Well, You Don’t Have to Cry About It . . . Or do you?
My family is a bunch of cry babies. My husband sobbed watching “Stewart Little” (the cartoon version) when Stewart ran away from home thinking his family was better off without him. My son sniffled his way through “Bolt” (also a cartoon) when Bolt thought that his owner had replaced him with another dog. My daughter mourned for days after a Disney marathon that shook her reality: we don’t live in a castle, own a horse, or sing while mopping — she is actually NOT a princess.
I tend to bawl over more significant things. Like scrapbooking.
One of my favorite one liners is that “if it’s not really a verb, I probably won’t like it.” I don’t scrapbook, baby shower, Scentsy. And I definitely do not origami.
So imagine my horror when, just months after my husband accepted a job as their youth pastor, I received an invitation from our new church to attend the Ladies Scrapbooking Weekend. It was in January. On the rainy Oregon Coast. In a little house. There would be nothing to do, but scrapbook and crafts. My husband asked me to go, for him, and I did.

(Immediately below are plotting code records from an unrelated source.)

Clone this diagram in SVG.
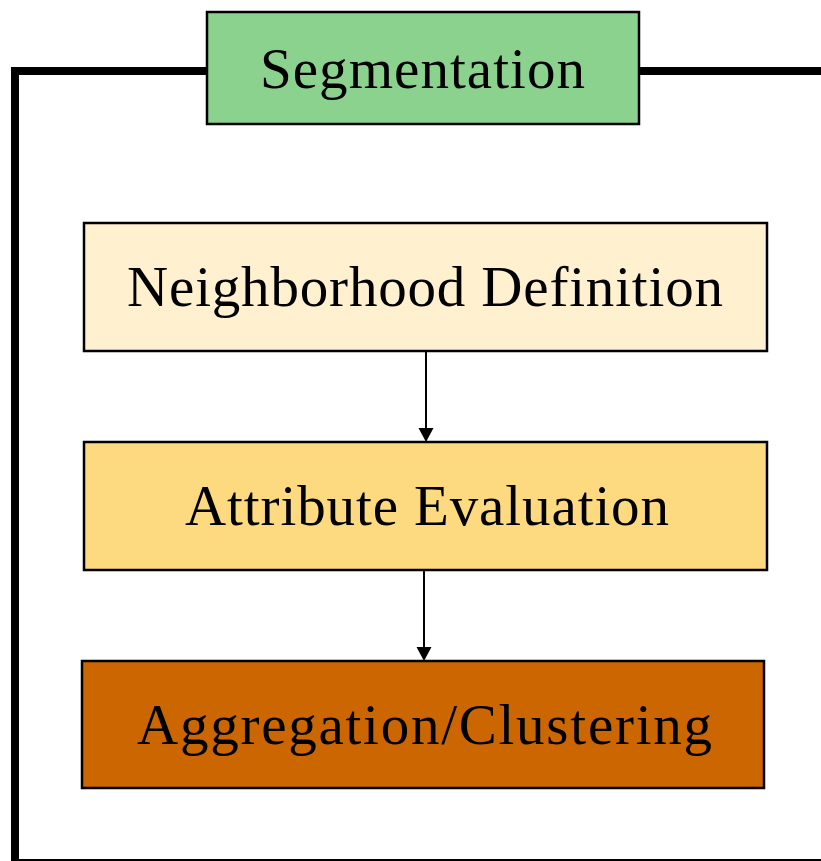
<svg xmlns="http://www.w3.org/2000/svg" width="821" height="861" viewBox="0 0 821 861">
  <defs>
    <style>
      .box { stroke: #000; stroke-width: 2.5; }
      .lbl { font-family: "Liberation Serif", "DejaVu Serif", serif; font-size: 57px; fill: #000; text-anchor: middle; }
      .link { stroke: #000; stroke-width: 2; fill: none; }
      .head { fill: #000; }
    </style>
  </defs>
  <rect width="821" height="861" fill="#fff"/>

  <!-- outer frame of the segmentation stage -->
  <g id="frame">
    <path d="M 900 71 H 15 V 863 H 900" fill="none" stroke="#000" stroke-width="8"/>
  </g>

  <g id="connectors">
    <line class="link" x1="426" y1="351" x2="426" y2="429"/>
    <polygon class="head" points="418.5,428 433.5,428 426,442"/>
    <line class="link" x1="424" y1="570" x2="424" y2="648"/>
    <polygon class="head" points="416.5,647 431.5,647 424,661"/>
  </g>

  <g id="segmentation">
    <rect class="box" x="207" y="12" width="432" height="112" fill="#8CD28F"/>
    <text class="lbl" x="422.5" y="88" textLength="325">Segmentation</text>
  </g>

  <g id="neighborhood-definition">
    <rect class="box" x="84" y="223" width="683" height="128" fill="#FFF1CF"/>
    <text class="lbl" x="425" y="306" textLength="596">Neighborhood Definition</text>
  </g>

  <g id="attribute-evaluation">
    <rect class="box" x="84" y="442" width="683" height="128" fill="#FDDA80"/>
    <text class="lbl" x="427" y="525" textLength="484">Attribute Evaluation</text>
  </g>

  <g id="aggregation-clustering">
    <rect class="box" x="82" y="661" width="682" height="127" fill="#CC6600"/>
    <text class="lbl" x="424.5" y="744" textLength="575">Aggregation/Clustering</text>
  </g>
</svg>
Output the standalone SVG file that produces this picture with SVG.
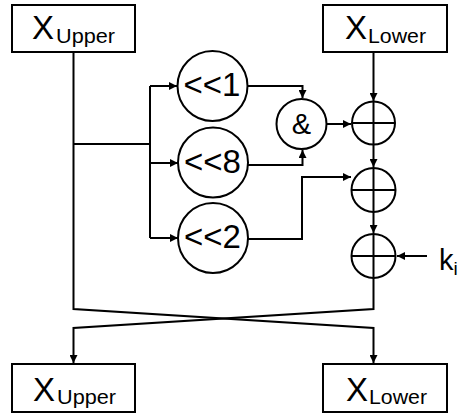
<svg xmlns="http://www.w3.org/2000/svg" width="462" height="414" viewBox="0 0 462 414">
<style>
.box{fill:#fff;stroke:#000;stroke-width:2}
.circ{fill:#fff;stroke:#000;stroke-width:2}
.ln{fill:none;stroke:#000;stroke-width:2}
.big{font-family:"Liberation Sans",Arial,sans-serif;font-size:33px;fill:#000}
.sub{font-family:"Liberation Sans",Arial,sans-serif;font-size:20px;fill:#000}
.op{font-family:"Liberation Sans",Arial,sans-serif;font-size:33px;fill:#000;text-anchor:middle}
</style>
<defs>
<marker id="arr" markerUnits="userSpaceOnUse" markerWidth="9" markerHeight="8" refX="8" refY="4" orient="auto">
<path d="M0,0 L8,4 L0,8 z" fill="#000"/>
</marker>
</defs>
<g id="connectors" class="ln">
<path d="M73.5,52 V309 L373.5,328 V363" marker-end="url(#arr)"/>
<path d="M373.5,278 V309 L73.5,328 V363" marker-end="url(#arr)"/>
<path d="M73.5,144 H150"/>
<path d="M150,86 V238"/>
<path d="M150,86 H177" marker-end="url(#arr)"/>
<path d="M150,163 H178" marker-end="url(#arr)"/>
<path d="M150,238 H178" marker-end="url(#arr)"/>
<path d="M247,86 H302.5 V98" marker-end="url(#arr)"/>
<path d="M248,165 H302.5 V150" marker-end="url(#arr)"/>
<path d="M327,124 H351" marker-end="url(#arr)"/>
<path d="M373.5,52 V101" marker-end="url(#arr)"/>
<path d="M373.5,145 V167" marker-end="url(#arr)"/>
<path d="M248,239 H302 V177 H351" marker-end="url(#arr)"/>
<path d="M373.5,212 V233" marker-end="url(#arr)"/>
<path d="M427,256 H397" marker-end="url(#arr)"/>
</g>
<g id="xupper-in">
<rect class="box" x="12" y="5" width="123" height="47"/>
<text x="32" y="39"><tspan class="big">X</tspan><tspan class="sub" x="56" y="42.5" textLength="59" lengthAdjust="spacingAndGlyphs">Upper</tspan></text>
</g>
<g id="xlower-in">
<rect class="box" x="323" y="5" width="124" height="47"/>
<text x="345" y="39"><tspan class="big">X</tspan><tspan class="sub" x="368" y="42.5" textLength="58" lengthAdjust="spacingAndGlyphs">Lower</tspan></text>
</g>
<g id="shl1">
<circle class="circ" cx="212.5" cy="86" r="35"/>
<text class="op" x="212" y="96">&lt;&lt;1</text>
</g>
<g id="shl8">
<circle class="circ" cx="213" cy="162.5" r="35"/>
<text class="op" x="212.5" y="172.5">&lt;&lt;8</text>
</g>
<g id="shl2">
<circle class="circ" cx="213" cy="238" r="35"/>
<text class="op" x="212.5" y="248">&lt;&lt;2</text>
</g>
<g id="and">
<circle class="circ" cx="301.5" cy="124" r="25"/>
<text class="op" x="301.5" y="134" style="font-size:29px">&amp;</text>
</g>
<g id="xor1">
<circle class="circ" cx="373.5" cy="123" r="21.5"/>
<path class="ln" d="M352,123 H395 M373.5,101.5 V144.5"/>
</g>
<g id="xor2">
<circle class="circ" cx="373.5" cy="190" r="22"/>
<path class="ln" d="M351.5,190 H395.5 M373.5,168 V212"/>
</g>
<g id="xor3">
<circle class="circ" cx="373.5" cy="256" r="22"/>
<path class="ln" d="M351.5,256 H395.5 M373.5,234 V278"/>
</g>
<g id="ki">
<text x="439" y="270"><tspan class="big" style="font-size:29px">k</tspan><tspan class="sub" style="font-size:19px" y="275">i</tspan></text>
</g>
<g id="xupper-out">
<rect class="box" x="12" y="364" width="123" height="48"/>
<text x="33" y="400.5"><tspan class="big">X</tspan><tspan class="sub" x="57" y="404" textLength="59" lengthAdjust="spacingAndGlyphs">Upper</tspan></text>
</g>
<g id="xlower-out">
<rect class="box" x="323" y="364" width="124" height="48"/>
<text x="346" y="400.5"><tspan class="big">X</tspan><tspan class="sub" x="369" y="404" textLength="58" lengthAdjust="spacingAndGlyphs">Lower</tspan></text>
</g>
</svg>
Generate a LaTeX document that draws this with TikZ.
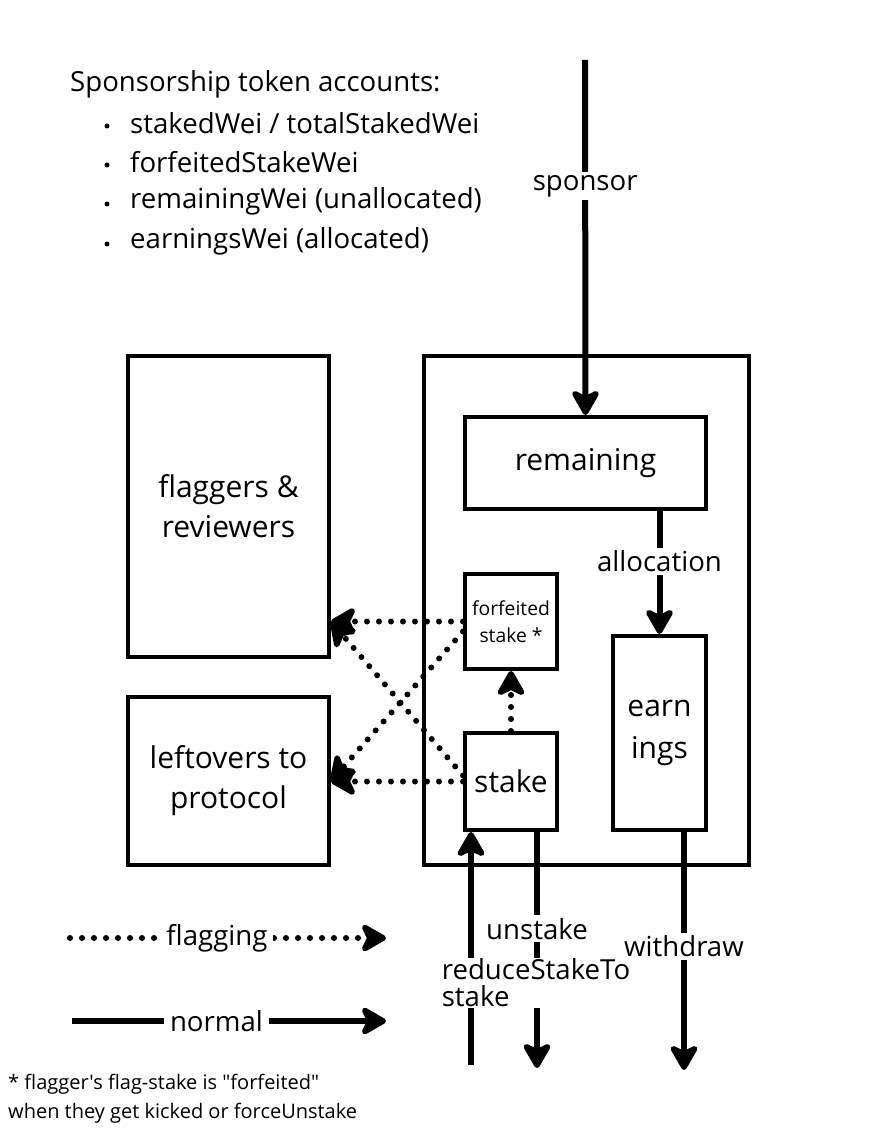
\documentclass[tikz,border=0pt]{standalone}
\usepackage{fontspec}
\setmainfont{Open Sans}[Ligatures=TeXOff]
\usetikzlibrary{arrows.meta}

\begin{document}
\begin{tikzpicture}[x=1pt, y=-1pt, font=\fontsize{27.6}{39}\selectfont,
    box/.style={draw, line width=4pt, align=center, inner sep=0pt, font=\fontsize{30}{40}\selectfont},
    flow/.style={line width=6pt, -{Stealth[length=30pt,width=34pt,inset=8pt,round]}},
    flag/.style={flow, line cap=round, dash pattern=on 0pt off 12pt},
    lbl/.style={fill=white, inner xsep=6pt, inner ysep=3pt}]
    \useasboundingbox (0,0) rectangle (884,1131);

    % Account list
    \node[anchor=west, inner sep=0pt] (title) at (70,84) {Sponsorship token accounts:};
    \foreach \y/\txt in {123/{stakedWei / totalStakedWei}, 162/forfeitedStakeWei,
        201/{remainingWei (unallocated)}, 241/{earningsWei (allocated)}} {
        \node[circle, fill, inner sep=0pt, minimum size=5pt] (dot\y) at (107,\y+3) {};
        \node[anchor=west, inner sep=0pt] (item\y) at (130,\y) {\txt};
    }

    % Boxes
    \node[box, minimum width=201pt, minimum height=301pt] (flaggers) at (228.5,506.5) {flaggers \&\\reviewers};
    \node[box, minimum width=201pt, minimum height=168pt] (leftovers) at (228.5,781) {leftovers to\\protocol};
    \node[box, minimum width=325pt, minimum height=509pt] (sponsorship) at (586.5,610.5) {};
    \node[box, minimum width=241pt, minimum height=92pt] (remaining) at (585.5,463) {remaining};
    \node[box, minimum width=92pt, minimum height=95pt, font=\fontsize{19.3}{27}\selectfont] (forfeited) at (511,621.5) {forfeited\\stake *};
    \node[box, minimum width=92pt, minimum height=97pt] (stake) at (511,781.5) {stake};
    \node[box, minimum width=93pt, minimum height=194pt, font=\fontsize{30}{42}\selectfont] (earnings) at (659.5,733) {earn\\ings};

    % Normal flows
    \coordinate (sponsortop) at (585,60);
    \draw[flow] (sponsortop) -- (remaining.north) node[lbl, pos=0.355] (sponsorlbl) {sponsor};
    \draw[flow] (remaining.south -| earnings.north) -- (earnings.north) node[lbl, pos=0.41] (alloclbl) {allocation};

    % Flagging flows
    \draw[flag] (stake.north) -- (forfeited.south);
    \draw[flag] (forfeited.west) -- (flaggers.east |- forfeited.west);
    \draw[flag] ([yshift=-10pt]forfeited.west) -- (leftovers.east);
    \draw[flag] ([yshift=6pt]stake.west) -- (flaggers.east |- forfeited.west);
    \draw[flag] (stake.west) -- (leftovers.east |- stake.west);

    % In and out of the sponsorship
    \coordinate (reducebot) at (471,1065);
    \coordinate (unstakebot) at (537,1068);
    \coordinate (withdrawbot) at (684,1070);
    \draw[flow] (reducebot) -- (reducebot |- stake.south);
    \draw[flow] (unstakebot |- stake.south) -- (unstakebot) node[lbl, pos=0.41] (unstakelbl) {unstake};
    \draw[flow] (withdrawbot |- earnings.south) -- (withdrawbot) node[lbl, pos=0.48] (withdrawlbl) {withdraw};
    \node[lbl, align=left, inner sep=1pt, font=\fontsize{27.6}{27}\selectfont] (reducelbl) at (536,983) {reduceStakeTo\\stake};

    % Legend
    \coordinate (flagstart) at (70,938);
    \coordinate (flagend) at (386,938);
    \coordinate (normalstart) at (72,1021);
    \coordinate (normalend) at (386,1021);
    \draw[flag] (flagstart) -- (flagend) node[lbl, pos=0.465] (flaglbl) {flagging};
    \draw[flow] (normalstart) -- (normalend) node[lbl, pos=0.46] (normallbl) {normal};

    \node[anchor=north west, align=left, inner sep=0pt, font=\fontsize{20}{29}\selectfont] (note) at (8,1074)
        {* flagger's flag-stake is "forfeited"\\when they get kicked or forceUnstake};
\end{tikzpicture}
\end{document}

On a dreary Saturday morning, I pulled up to the little cottage on the beach, parked my car, and started sobbing. It was one of those deep sobs, too, causing my whole body to shake. For all intents and purposes it was absolutely ridiculous. No words could articulate where the emotion came from. Just this overwhelming sense that what awaited me inside was both unfamiliar and uncomfortable. I could not relate. I could only cry.
I possess a deep compassion for people who cannot palate Creative Memories Conferences and who find no joy in smelling diapers with melted candy bars in them. I struggle to share that same compassion with people who don’t love to run, don’t buy organic apples, don’t think a three-hour spin class sounds like a great idea. It is easy to empathize, sympathize, even coddle those who are like me. My efforts to relate are less concerted, if I do not understand you — don’t think I can relate to you.
As a Christian, I cling to the mind-boggling truth that Jesus was both 100% man and 100% God. I rely on His humanity as access to His deity. The scriptures teach me that because of His humanity, Jesus can relate to me. He faced tests and temptations, experienced pleasure and pain, felt hunger and hurt. He understands. I come to Him with confidence because He gets my weakness. And He, who knows Deity, chooses humanity when I approach Him. He is a compassionate High Priest.
Yet, I, who have no Deity except Christ in me — I choose judgment more often than mercy. I admire the humanitarian I see in Jesus, and forget that I ought to be that humanitarian. I expect a perfection from those around me, that I myself could never attain. I make our differences greater than the one thing we will always have in common: we are all human. We are flawed by nature, imperfect in practice, in need of understanding.
You may never comprehend why I cry at a scrapbooking party, and I may never understand why you shudder when I invite you for a run. But I understand what it means to struggle and to succeed, to laugh and to mourn, to know distress and to know joy. We can always relate. It begins with knowing our own humanity and experiencing the humanitarian in Christ.
I don’t remember much about that Scrapbook weekend now. I think I actually enjoyed it. I do remember I never scrapbooked, but one of the ladies went for a run with me . . . I hope someday I will be able to say that I did the same for you . . . to say that I went the extra mile. One human being to another.